9                 I don’t agree

10             And in this instance the ultimate pain that we are trying to hide from ourselves through self-destructive behaviour is just the pain of dying, the pain of knowing that soon you won’t be here – yes, for everyone, it’s that word “soon” that freaks them out.

11             Oh.
Anyway, I want to win. I want to achieve behaviour within my psychic biological unit that is the least self-destructive, the least pain-inflicting possible. I want to stop smoking.

12             Oh well, that's not my area.

13             What do you mean it’s not your area? Whose area is it then? Surely we have agreed you and me all these years we’ve been working together, I thought we had arrived at a kind of tacit agreement that we were equally responsible?
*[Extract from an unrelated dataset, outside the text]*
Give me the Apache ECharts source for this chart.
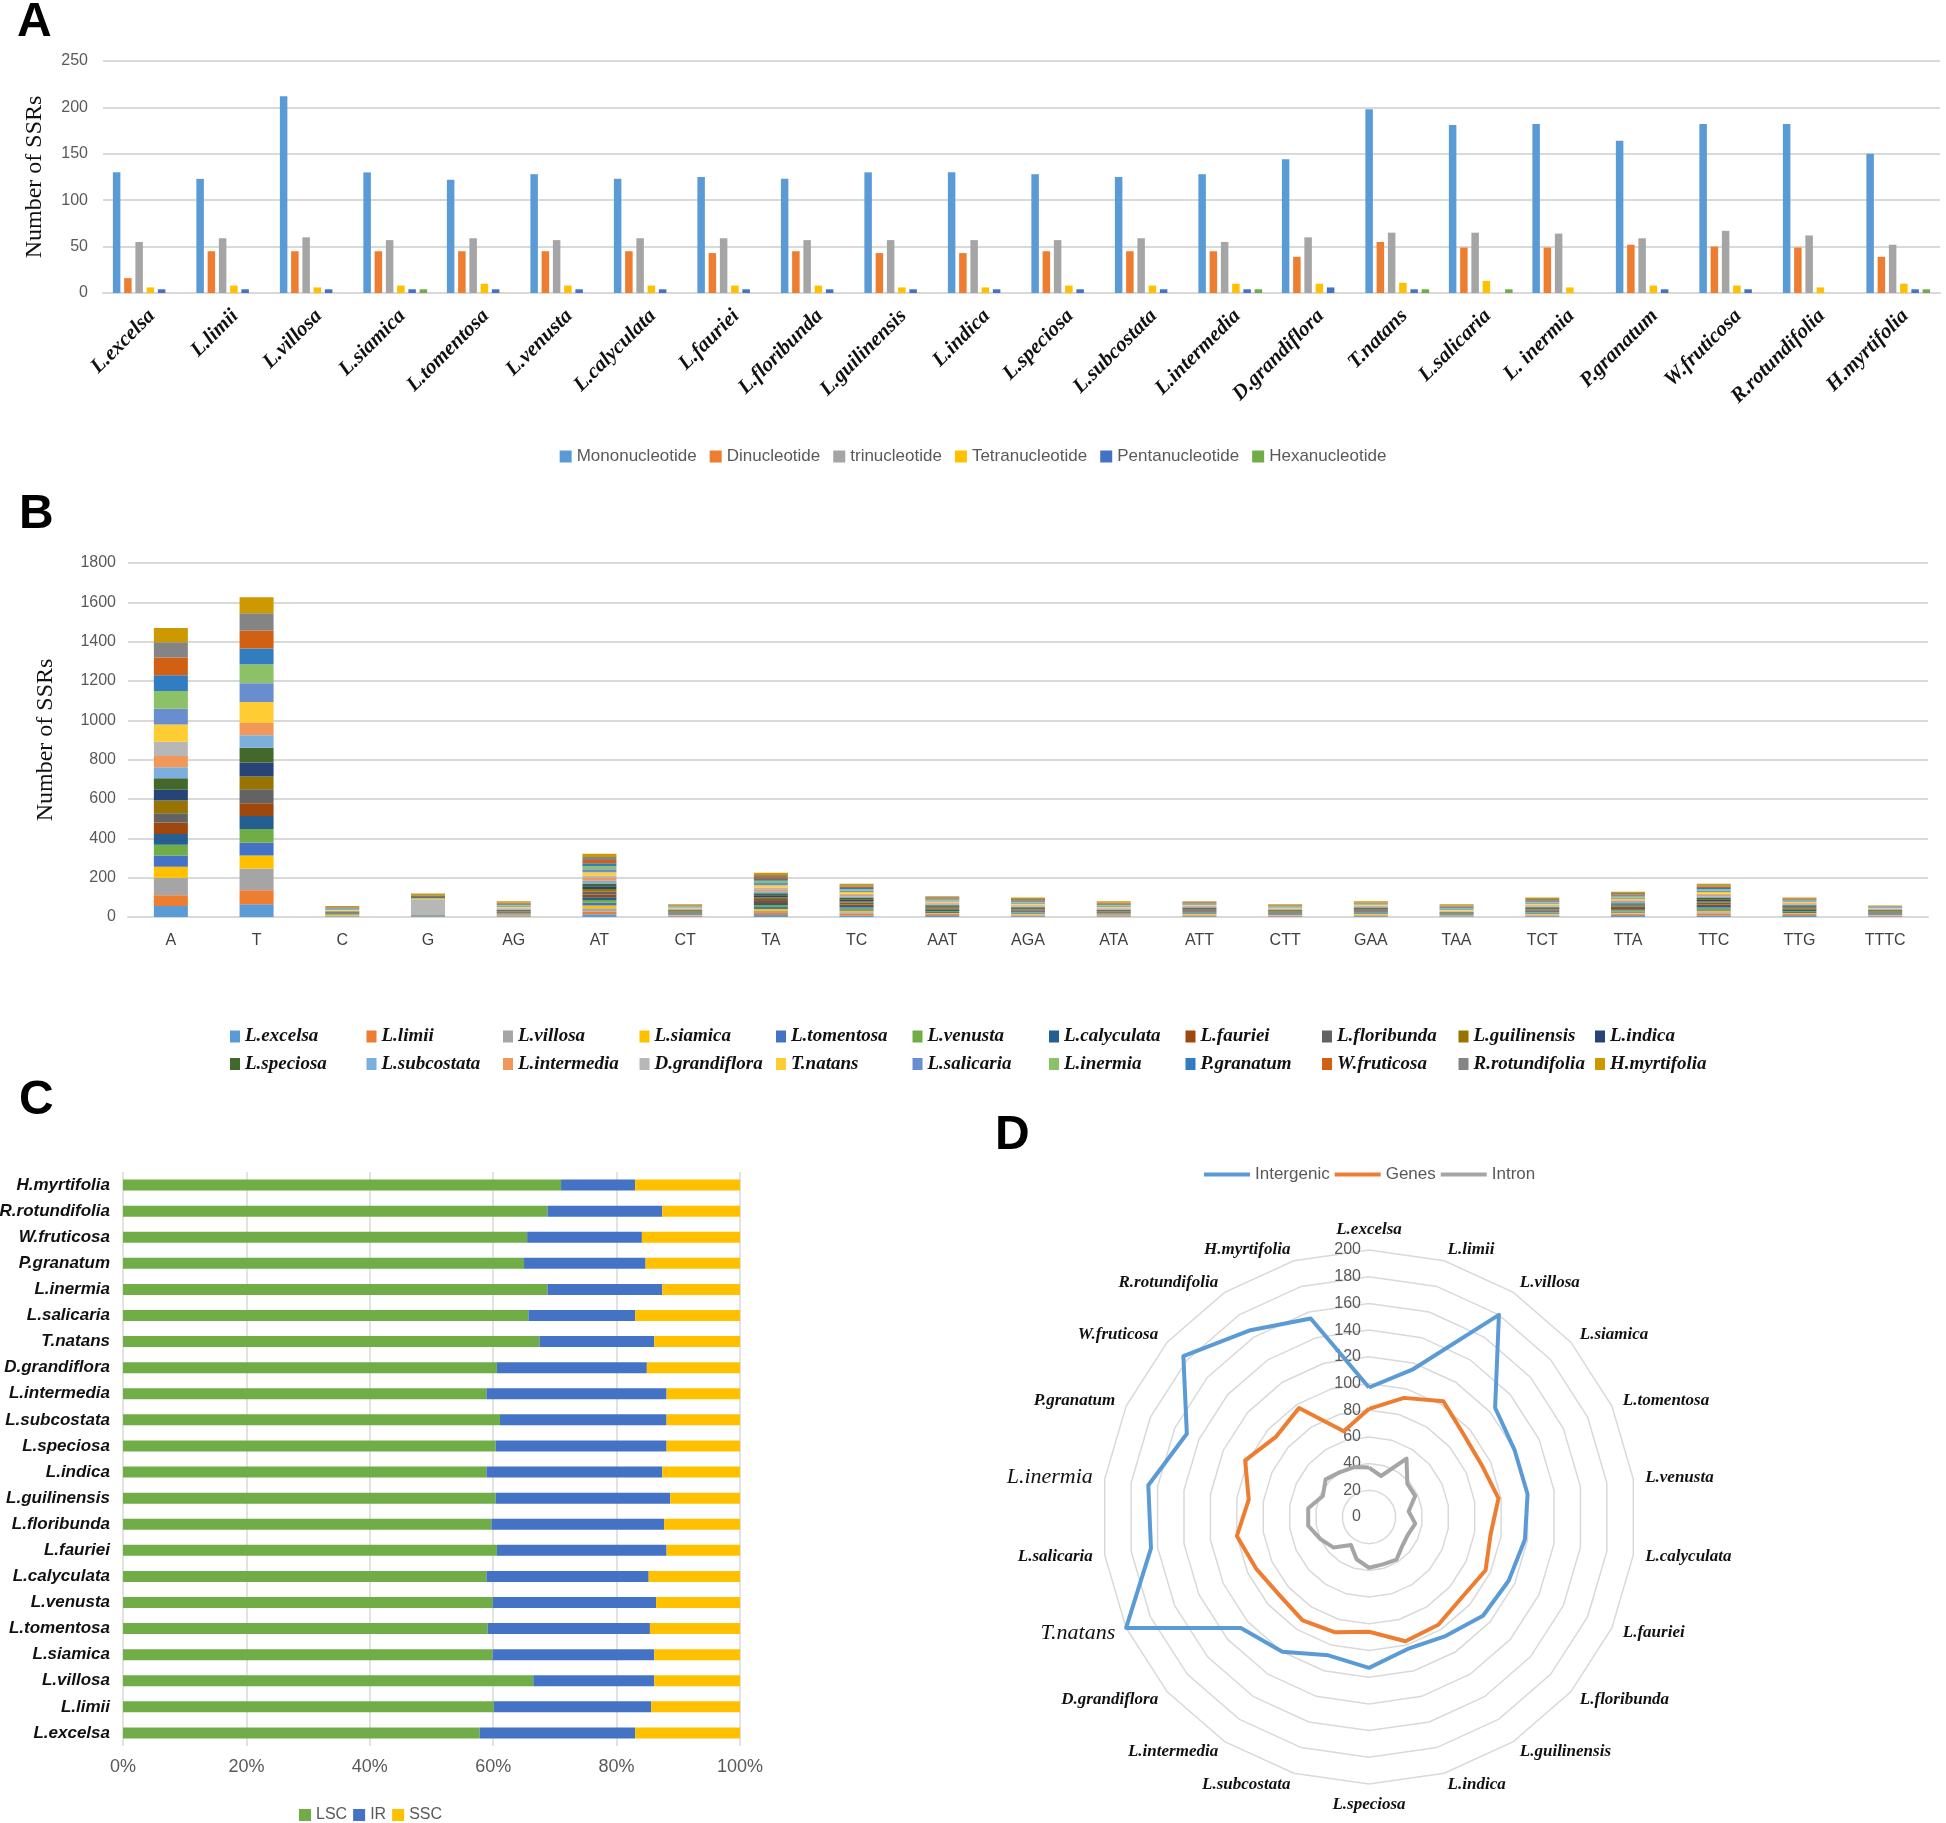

14             I remember talking about equality and thinking about democracy but I don’t suppose I ever really envisaged that what we were talking about would, could actually apply to little ol' us.

15             I don’t see why not.

16             Because no matter how you look at it or which way you stand, you are the active voice and I am the passive one. That’s why we get on so well together. We are not in competition for a slot. You have the active slot, you start the ball rolling, open the conversation and I am the passive one, delighted to be asked to tag along but not really all that – IMPORTANT. I don’t feel important. I don’t feel as if my word counts for anything in our dialogues, I’m just there to show you to advantage.

17             I’m sorry. I don’t intend to make you feel that way. I’m sorry if I have so much self-worth inside me that I fail to realise when other voices don’t feel so justified in their existence. I am the standpoint of a soul for a soul, each human soul has the same intrinsic worth at birth and I am one of them so am a human soul and I was born so I have the same worth as everyone else on the planet, as anyone else on the planet.

18             And I don’t have any of that. I am not adamant about being here. I don’t know why I’m here or who I am but I know that I can slip out of existence in the blink of an eye – you might forget to invoke me one day and I would have no more voice, I would fall into silence and anyway sometimes I think that’s all I want, silence, to get back to the silence, you started this dialogue for you, not for me, and to begin with I thought I was getting something out of it but it isn’t going anywhere, it is going nowhere, round in circles, with you standing so bloody straight and tall on quicksand and me lying down really, not even got the spine to stand up, I’m a low life, an insect, I scavenge and take what's left...

19             We’ve been through all this – it is in your ultimate interest that “we” – that is “I” – go on existing. Ok so you may not be responsible for our bad behaviour, you may not have the power to turn it on and off or affect it in any way, but you most definitely are involved.

20             That doesn’t really get us anywhere either. We are just chin-wagging here, going through the motions of communication but it’s all just idle chit-chat and it is not helping us to stop self-destructive behaviour and act out of enlightened self-interest.

21             Maybe our hope is that by just talking, putting it down in words, the one who knows and the one who can are actually listening and will help us – silently, mysteriously, in an invisible, intangible way – help us. Do it for us.

22             Ask and ye shall receive.

23             Yes, something like that.

24             Ok, I’ll go along with that. I'll join my voice to yours and say for Christ’s sake could someone – anyone – help us to stop smoking.

25             Now you’re talking.

26             Yes but is anybody listening?

27             That’s our bet. Pascal’s wager. Act as if. It certainly can’t do us any harm.

28             But it might not do us any good either…


Written 23rd March 2008. Stopped smoking on April 14th 2008. Still stopped, October 2009.
Started again spring 2010. Still wanting to stop December 2010.